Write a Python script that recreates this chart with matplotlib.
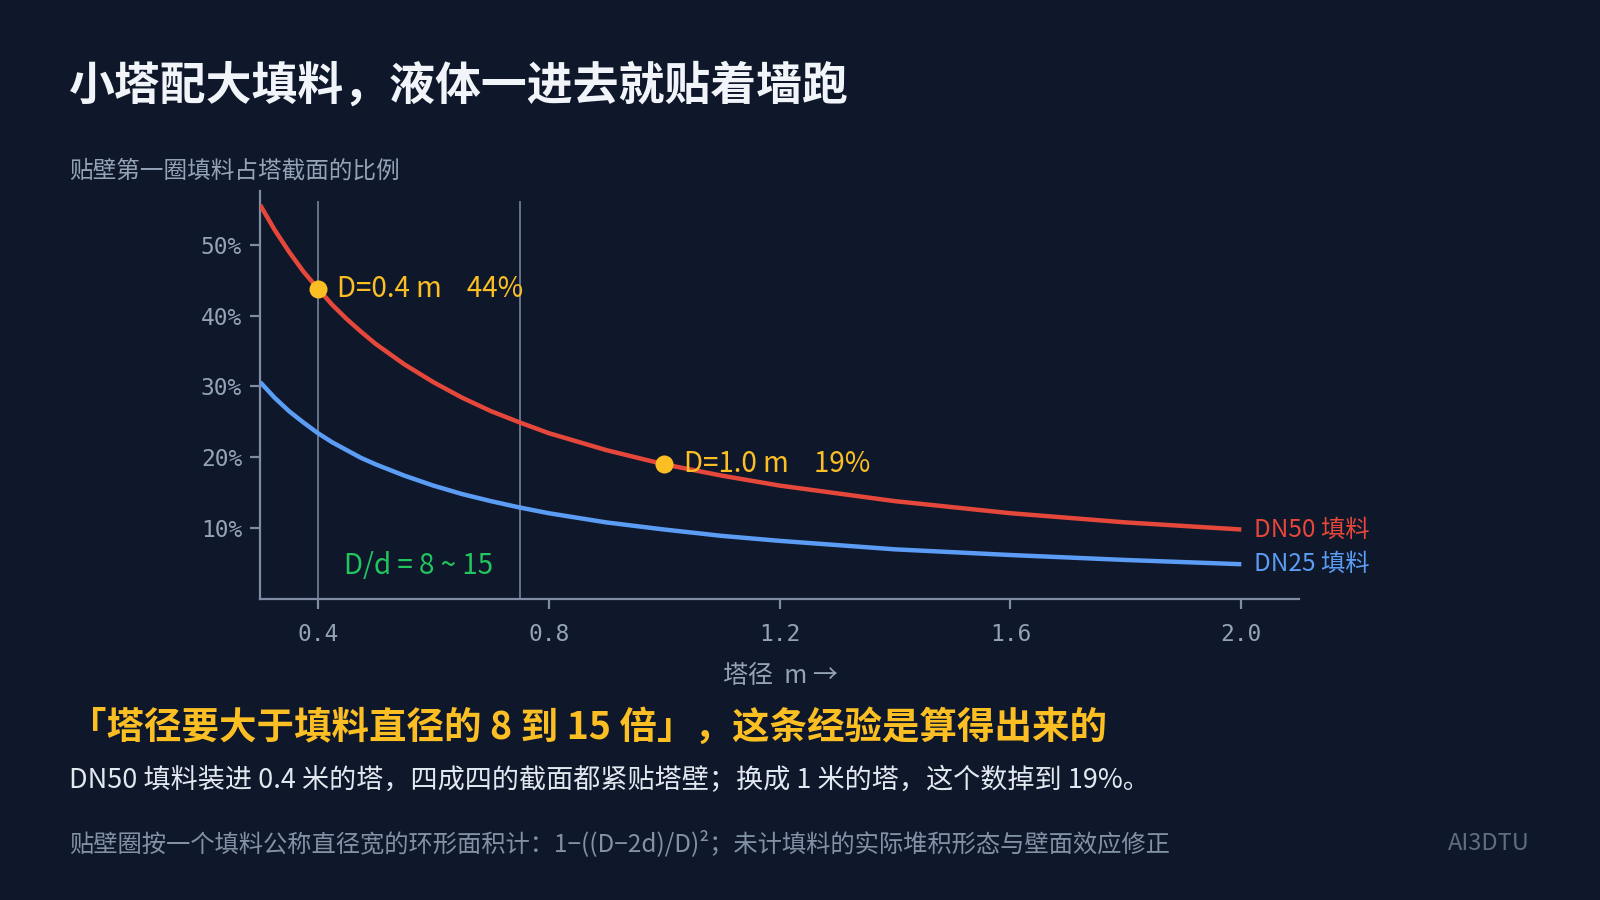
import matplotlib
matplotlib.use("Agg")
import matplotlib.pyplot as plt

# ---- data ----
diameter_m = [0.3, 0.325, 0.35, 0.375, 0.4, 0.425, 0.45, 0.475, 0.5, 0.55, 0.6, 0.65,
              0.7, 0.75, 0.8, 0.9, 1.0, 1.1, 1.2, 1.4, 1.6, 1.8, 2.0]
dn50_share = [0.556, 0.521, 0.490, 0.462, 0.438, 0.415, 0.395, 0.377, 0.360, 0.331,
              0.306, 0.284, 0.265, 0.249, 0.234, 0.210, 0.190, 0.174, 0.160, 0.138,
              0.121, 0.108, 0.098]
dn25_share = [0.306, 0.284, 0.265, 0.249, 0.234, 0.221, 0.210, 0.199, 0.190, 0.174,
              0.160, 0.148, 0.138, 0.129, 0.121, 0.108, 0.098, 0.089, 0.082, 0.070,
              0.062, 0.055, 0.049]
series_labels = ["DN50 填料", "DN25 填料"]
highlight_D = [0.4, 1.0]
highlight_val = [0.4375, 0.19]
highlight_text = ["D=0.4 m    44%", "D=1.0 m    19%"]
band_lines = [0.4, 0.75]
band_label = "D/d = 8 ~ 15"
x_ticks = [0.4, 0.8, 1.2, 1.6, 2.0]
x_tick_labels = ["0.4", "0.8", "1.2", "1.6", "2.0"]
y_ticks = [0.1, 0.2, 0.3, 0.4, 0.5]
y_tick_labels = ["10%", "20%", "30%", "40%", "50%"]

title = "小塔配大填料，液体一进去就贴着墙跑"
subtitle = "贴壁第一圈填料占塔截面的比例"
x_label = "塔径  m →"
headline = "「塔径要大于填料直径的 8 到 15 倍」，这条经验是算得出来的"
body = "DN50 填料装进 0.4 米的塔，四成四的截面都紧贴塔壁；换成 1 米的塔，这个数掉到 19%。"
footnote = "贴壁圈按一个填料公称直径宽的环形面积计：1−((D−2d)/D)²；未计填料的实际堆积形态与壁面效应修正"
brand = "AI3DTU"

# ---- style ----
BG = "#0f172a"
AXIS = "#7f8ca3"
GRAY = "#94a3b8"
RED = "#e5483b"
BLUE = "#5b9cf5"
YELLOW = "#fbbf24"
GREEN = "#22c55e"
WHITE = "#f1f5f9"
CJK = ["Noto Sans CJK SC", "DejaVu Sans"]
MONO = ["DejaVu Sans Mono"]

plt.rcParams["font.family"] = CJK

fig = plt.figure(figsize=(16, 9), dpi=100, facecolor=BG)
ax = fig.add_axes([0.1626, 0.3345, 0.8119 - 0.1626, 0.788 - 0.3345])
ax.set_facecolor(BG)

ax.set_xlim(0.3, 2.1)
ax.set_ylim(0.0, 0.576)

for s in ["top", "right"]:
    ax.spines[s].set_visible(False)
for s in ["left", "bottom"]:
    ax.spines[s].set_color(AXIS)
    ax.spines[s].set_linewidth(1.6)

ax.vlines(band_lines, 0, 0.562, colors=AXIS, linewidth=1.1, zorder=1)

ax.plot(diameter_m, dn50_share, color=RED, linewidth=3.2, solid_capstyle="butt",
        solid_joinstyle="round", zorder=3)
ax.plot(diameter_m, dn25_share, color=BLUE, linewidth=3.2, solid_capstyle="butt",
        solid_joinstyle="round", zorder=3)

ax.annotate(series_labels[0], (diameter_m[-1], dn50_share[-1]), xytext=(9, 0),
            textcoords="offset points", va="center", ha="left", color=RED,
            fontsize=17.5, family=CJK)
ax.annotate(series_labels[1], (diameter_m[-1], dn25_share[-1]), xytext=(9, 0),
            textcoords="offset points", va="center", ha="left", color=BLUE,
            fontsize=17.5, family=CJK)

ax.plot(highlight_D, highlight_val, "o", color=YELLOW, markersize=13, zorder=5,
        markeredgewidth=0)
for xd, yv, t in zip(highlight_D, highlight_val, highlight_text):
    ax.annotate(t, (xd, yv), xytext=(14, 0), textcoords="offset points",
                va="center", ha="left", color=YELLOW, fontsize=20, family=CJK)

ax.text(sum(band_lines) / 2, 0.046, band_label, color=GREEN, fontsize=20,
        ha="center", va="center", family=CJK)

ax.set_xticks(x_ticks)
ax.set_xticklabels(x_tick_labels, family=MONO, fontsize=16.5, color=GRAY)
ax.set_yticks(y_ticks)
ax.set_yticklabels(y_tick_labels, family=MONO, fontsize=16.5, color=GRAY)
ax.tick_params(axis="both", colors=AXIS, length=7, width=1.6, labelcolor=GRAY)
ax.tick_params(axis="x", pad=10)
ax.tick_params(axis="y", pad=6)

# ---- texts ----
fig.text(0.0434, 0.9036, title, color=WHITE, fontsize=33, fontweight="bold",
         ha="left", va="center", family=CJK)
fig.text(0.0434, 0.8095, subtitle, color=GRAY, fontsize=17, ha="left",
         va="center", family=CJK)
fig.text(0.488, 0.2494, x_label, color=GRAY, fontsize=18, ha="center",
         va="center", family=CJK)
fig.text(0.0434, 0.1915, headline, color=YELLOW, fontsize=27, fontweight="bold",
         ha="left", va="center", family=CJK)
fig.text(0.0434, 0.1330, body, color="#e2e8f0", fontsize=19.5, ha="left",
         va="center", family=CJK)
fig.text(0.0434, 0.0630, footnote, color="#8391a7", fontsize=17.5, ha="left",
         va="center", family=CJK)
fig.text(0.956, 0.0630, brand, color="#5f6d82", fontsize=17, ha="right",
         va="center", family=CJK)

fig.savefig("out.png", dpi=100, facecolor=BG)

──────────────────────────────

Reproduce the full listing above verbatim, with no pictures included.

* _Response below_
Write a Python script that recreates this chart with matplotlib.
import matplotlib
matplotlib.use("Agg")
import matplotlib.pyplot as plt

# ---- data ----
diameter_m = [0.3, 0.325, 0.35, 0.375, 0.4, 0.425, 0.45, 0.475, 0.5, 0.55, 0.6, 0.65,
              0.7, 0.75, 0.8, 0.9, 1.0, 1.1, 1.2, 1.4, 1.6, 1.8, 2.0]
dn50_share = [0.556, 0.521, 0.490, 0.462, 0.438, 0.415, 0.395, 0.377, 0.360, 0.331,
              0.306, 0.284, 0.265, 0.249, 0.234, 0.210, 0.190, 0.174, 0.160, 0.138,
              0.121, 0.108, 0.098]
dn25_share = [0.306, 0.284, 0.265, 0.249, 0.234, 0.221, 0.210, 0.199, 0.190, 0.174,
              0.160, 0.148, 0.138, 0.129, 0.121, 0.108, 0.098, 0.089, 0.082, 0.070,
              0.062, 0.055, 0.049]
series_labels = ["DN50 填料", "DN25 填料"]
highlight_D = [0.4, 1.0]
highlight_val = [0.4375, 0.19]
highlight_text = ["D=0.4 m    44%", "D=1.0 m    19%"]
band_lines = [0.4, 0.75]
band_label = "D/d = 8 ~ 15"
x_ticks = [0.4, 0.8, 1.2, 1.6, 2.0]
x_tick_labels = ["0.4", "0.8", "1.2", "1.6", "2.0"]
y_ticks = [0.1, 0.2, 0.3, 0.4, 0.5]
y_tick_labels = ["10%", "20%", "30%", "40%", "50%"]

title = "小塔配大填料，液体一进去就贴着墙跑"
subtitle = "贴壁第一圈填料占塔截面的比例"
x_label = "塔径  m →"
headline = "「塔径要大于填料直径的 8 到 15 倍」，这条经验是算得出来的"
body = "DN50 填料装进 0.4 米的塔，四成四的截面都紧贴塔壁；换成 1 米的塔，这个数掉到 19%。"
footnote = "贴壁圈按一个填料公称直径宽的环形面积计：1−((D−2d)/D)²；未计填料的实际堆积形态与壁面效应修正"
brand = "AI3DTU"

# ---- style ----
BG = "#0f172a"
AXIS = "#7f8ca3"
GRAY = "#94a3b8"
RED = "#e5483b"
BLUE = "#5b9cf5"
YELLOW = "#fbbf24"
GREEN = "#22c55e"
WHITE = "#f1f5f9"
CJK = ["Noto Sans CJK SC", "DejaVu Sans"]
MONO = ["DejaVu Sans Mono"]

plt.rcParams["font.family"] = CJK

fig = plt.figure(figsize=(16, 9), dpi=100, facecolor=BG)
ax = fig.add_axes([0.1626, 0.3345, 0.8119 - 0.1626, 0.788 - 0.3345])
ax.set_facecolor(BG)

ax.set_xlim(0.3, 2.1)
ax.set_ylim(0.0, 0.576)

for s in ["top", "right"]:
    ax.spines[s].set_visible(False)
for s in ["left", "bottom"]:
    ax.spines[s].set_color(AXIS)
    ax.spines[s].set_linewidth(1.6)

ax.vlines(band_lines, 0, 0.562, colors=AXIS, linewidth=1.1, zorder=1)

ax.plot(diameter_m, dn50_share, color=RED, linewidth=3.2, solid_capstyle="butt",
        solid_joinstyle="round", zorder=3)
ax.plot(diameter_m, dn25_share, color=BLUE, linewidth=3.2, solid_capstyle="butt",
        solid_joinstyle="round", zorder=3)

ax.annotate(series_labels[0], (diameter_m[-1], dn50_share[-1]), xytext=(9, 0),
            textcoords="offset points", va="center", ha="left", color=RED,
            fontsize=17.5, family=CJK)
ax.annotate(series_labels[1], (diameter_m[-1], dn25_share[-1]), xytext=(9, 0),
            textcoords="offset points", va="center", ha="left", color=BLUE,
            fontsize=17.5, family=CJK)

ax.plot(highlight_D, highlight_val, "o", color=YELLOW, markersize=13, zorder=5,
        markeredgewidth=0)
for xd, yv, t in zip(highlight_D, highlight_val, highlight_text):
    ax.annotate(t, (xd, yv), xytext=(14, 0), textcoords="offset points",
                va="center", ha="left", color=YELLOW, fontsize=20, family=CJK)

ax.text(sum(band_lines) / 2, 0.046, band_label, color=GREEN, fontsize=20,
        ha="center", va="center", family=CJK)

ax.set_xticks(x_ticks)
ax.set_xticklabels(x_tick_labels, family=MONO, fontsize=16.5, color=GRAY)
ax.set_yticks(y_ticks)
ax.set_yticklabels(y_tick_labels, family=MONO, fontsize=16.5, color=GRAY)
ax.tick_params(axis="both", colors=AXIS, length=7, width=1.6, labelcolor=GRAY)
ax.tick_params(axis="x", pad=10)
ax.tick_params(axis="y", pad=6)

# ---- texts ----
fig.text(0.0434, 0.9036, title, color=WHITE, fontsize=33, fontweight="bold",
         ha="left", va="center", family=CJK)
fig.text(0.0434, 0.8095, subtitle, color=GRAY, fontsize=17, ha="left",
         va="center", family=CJK)
fig.text(0.488, 0.2494, x_label, color=GRAY, fontsize=18, ha="center",
         va="center", family=CJK)
fig.text(0.0434, 0.1915, headline, color=YELLOW, fontsize=27, fontweight="bold",
         ha="left", va="center", family=CJK)
fig.text(0.0434, 0.1330, body, color="#e2e8f0", fontsize=19.5, ha="left",
         va="center", family=CJK)
fig.text(0.0434, 0.0630, footnote, color="#8391a7", fontsize=17.5, ha="left",
         va="center", family=CJK)
fig.text(0.956, 0.0630, brand, color="#5f6d82", fontsize=17, ha="right",
         va="center", family=CJK)

fig.savefig("out.png", dpi=100, facecolor=BG)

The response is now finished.